Bungalow demolition a waste - neighbour
Demolition of an old Vanguard St bungalow in Nelson has raised questions about whether parts of it could have been recycled, but it was never an option for health and safety reasons, spokesman Martin Sutton said.
The pre-1935 bungalow was demolished after a few swipes of the digger yesterday, to make way for new storage units to be built on the site.
The neighbour opposite, Winnie Luthje who has renovated her own 1930s bungalow almost entirely with recycled materials, wondered why the public could not help themselves to the stained glass windows and rimu wood before the house was torn down.
"I was concerned about the waste, and there were a couple of house-lots of firewood the public might have been able to use."
Luthje was surprised it all happened so fast.
"Surely a sign could have gone up or something, then this morning it was just crash, bang," she said yesterday.
She said the house had a mix of aluminium windows and stained glass windows someone might have wanted.
Martin Sutton, of Nelson Management Services, which is handling the demolition and construction project said the nature of rules around demolition and construction sites now meant it was not possible to allow public entry.

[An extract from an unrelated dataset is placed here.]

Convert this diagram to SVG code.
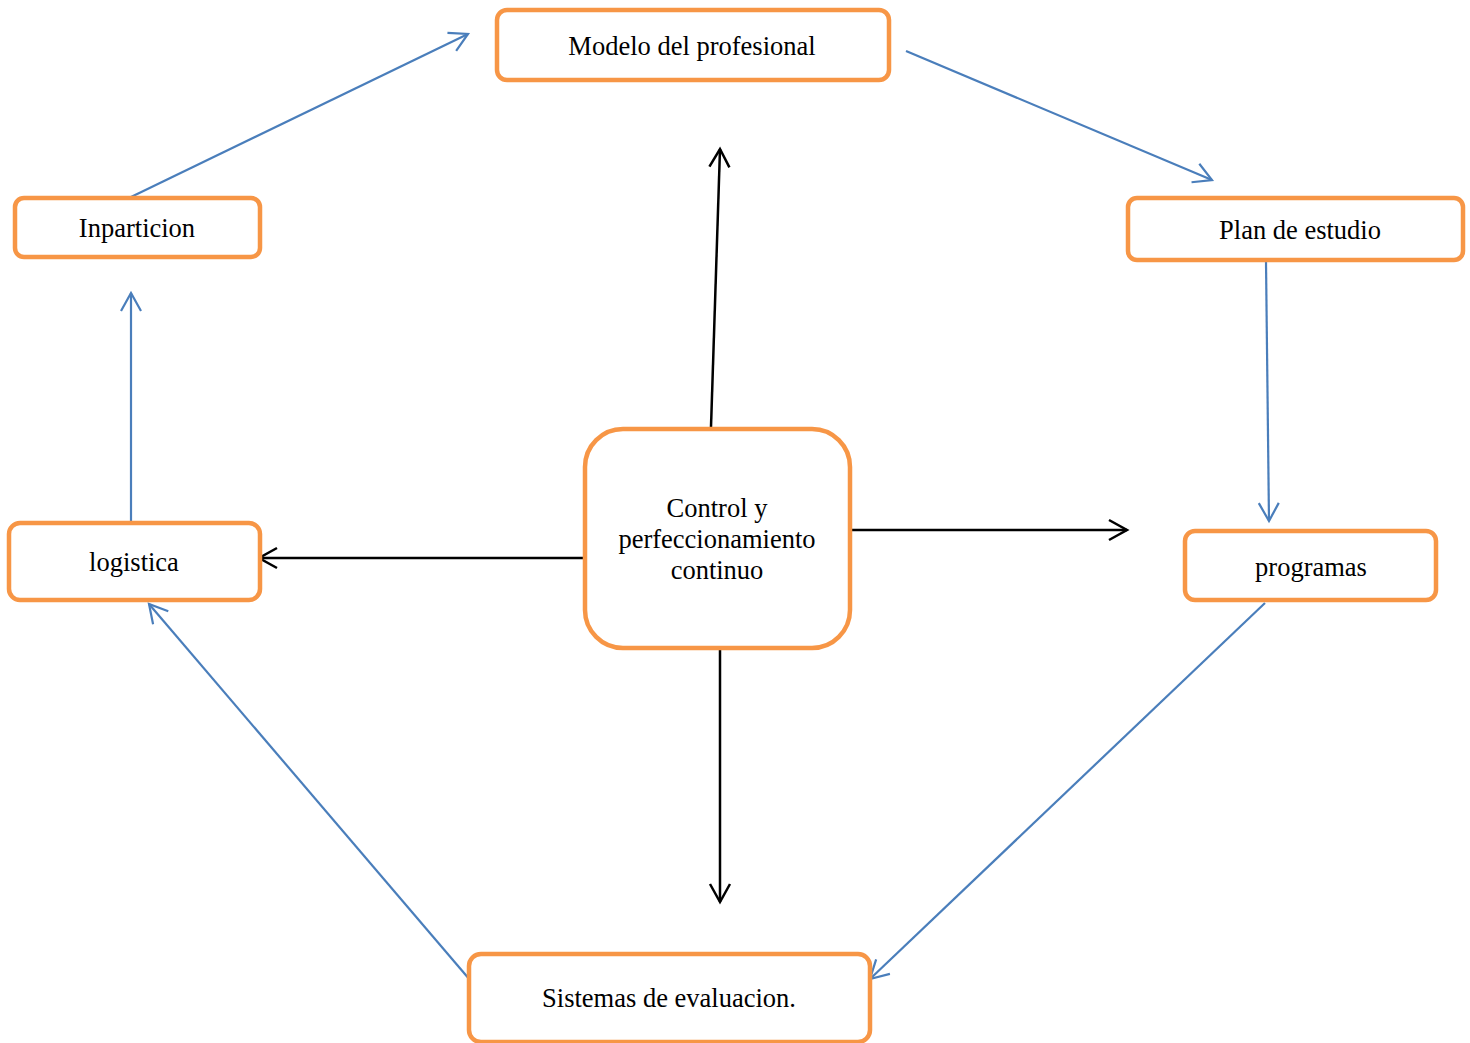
<svg xmlns="http://www.w3.org/2000/svg" width="1470" height="1043" viewBox="0 0 1470 1043">
<style>
.box{fill:#fff;stroke:#F79646;stroke-width:4.5}
.lbl{font-family:"Liberation Serif","Times New Roman",serif;font-size:26.5px;fill:#000;text-anchor:middle}
.blue{stroke:#4A7EBB;stroke-width:2.2;fill:none}
.black{stroke:#000;stroke-width:2.5;fill:none}
</style>
<defs>
<marker id="ab" viewBox="-22 -12 24 24" refX="0" refY="0" markerWidth="24" markerHeight="24" markerUnits="userSpaceOnUse" orient="auto" overflow="visible">
<path d="M-18,-10 L0,0 L-18,10" fill="none" stroke="#4A7EBB" stroke-width="2.2"/>
</marker>
<marker id="ak" viewBox="-22 -12 24 24" refX="0" refY="0" markerWidth="24" markerHeight="24" markerUnits="userSpaceOnUse" orient="auto" overflow="visible">
<path d="M-18,-10 L0,0 L-18,10" fill="none" stroke="#000" stroke-width="2.5"/>
</marker>
</defs>
<g id="connectors">
<line class="blue" x1="131" y1="197" x2="468" y2="34" marker-end="url(#ab)"/>
<line class="blue" x1="906" y1="51" x2="1212" y2="180" marker-end="url(#ab)"/>
<line class="blue" x1="1266" y1="262" x2="1269" y2="521" marker-end="url(#ab)"/>
<line class="blue" x1="1265" y1="603" x2="870" y2="979" marker-end="url(#ab)"/>
<line class="blue" x1="470" y1="980" x2="149" y2="604" marker-end="url(#ab)"/>
<line class="blue" x1="131" y1="521" x2="131" y2="293" marker-end="url(#ab)"/>
<line class="black" x1="711" y1="427" x2="720" y2="149" marker-end="url(#ak)"/>
<line class="black" x1="851" y1="530" x2="1127" y2="530" marker-end="url(#ak)"/>
<line class="black" x1="583" y1="558" x2="259" y2="558" marker-end="url(#ak)"/>
<line class="black" x1="720" y1="648" x2="720" y2="902" marker-end="url(#ak)"/>
</g>
<g id="modelo">
<rect class="box" x="497" y="10" width="392" height="70" rx="10"/>
<text class="lbl" x="692" y="55">Modelo del profesional</text>
</g>
<g id="inparticion">
<rect class="box" x="15" y="198" width="245" height="59" rx="9"/>
<text class="lbl" x="137" y="237">Inparticion</text>
</g>
<g id="plan">
<rect class="box" x="1128" y="198" width="335" height="62" rx="9"/>
<text class="lbl" x="1300" y="239">Plan de estudio</text>
</g>
<g id="control">
<rect class="box" x="585" y="429" width="265" height="219" rx="38"/>
<text class="lbl" x="717" y="517">Control y</text>
<text class="lbl" x="717" y="548">perfeccionamiento</text>
<text class="lbl" x="717" y="579">continuo</text>
</g>
<g id="logistica">
<rect class="box" x="9" y="523" width="251" height="77" rx="11"/>
<text class="lbl" x="134" y="571">logistica</text>
</g>
<g id="programas">
<rect class="box" x="1185" y="531" width="251" height="69" rx="10"/>
<text class="lbl" x="1311" y="576">programas</text>
</g>
<g id="sistemas">
<rect class="box" x="469" y="954" width="401" height="88" rx="12"/>
<text class="lbl" x="669" y="1007">Sistemas de evaluacion.</text>
</g>
</svg>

"It's just not safe and there are so many rules that you leave yourself open to liability if you allow people in," he said.
Sutton said the pre-1935 house was in an "awful" state. It had been a rental for 20 years and was riddled with borer.
The site was now being prepared for another five storage units, of 45 sq m each. Sutton said demand for storage was increasing as more people downsized their homes and "bought more toys".
The units had three-metre headroom and were large enough to store caravans or campervans.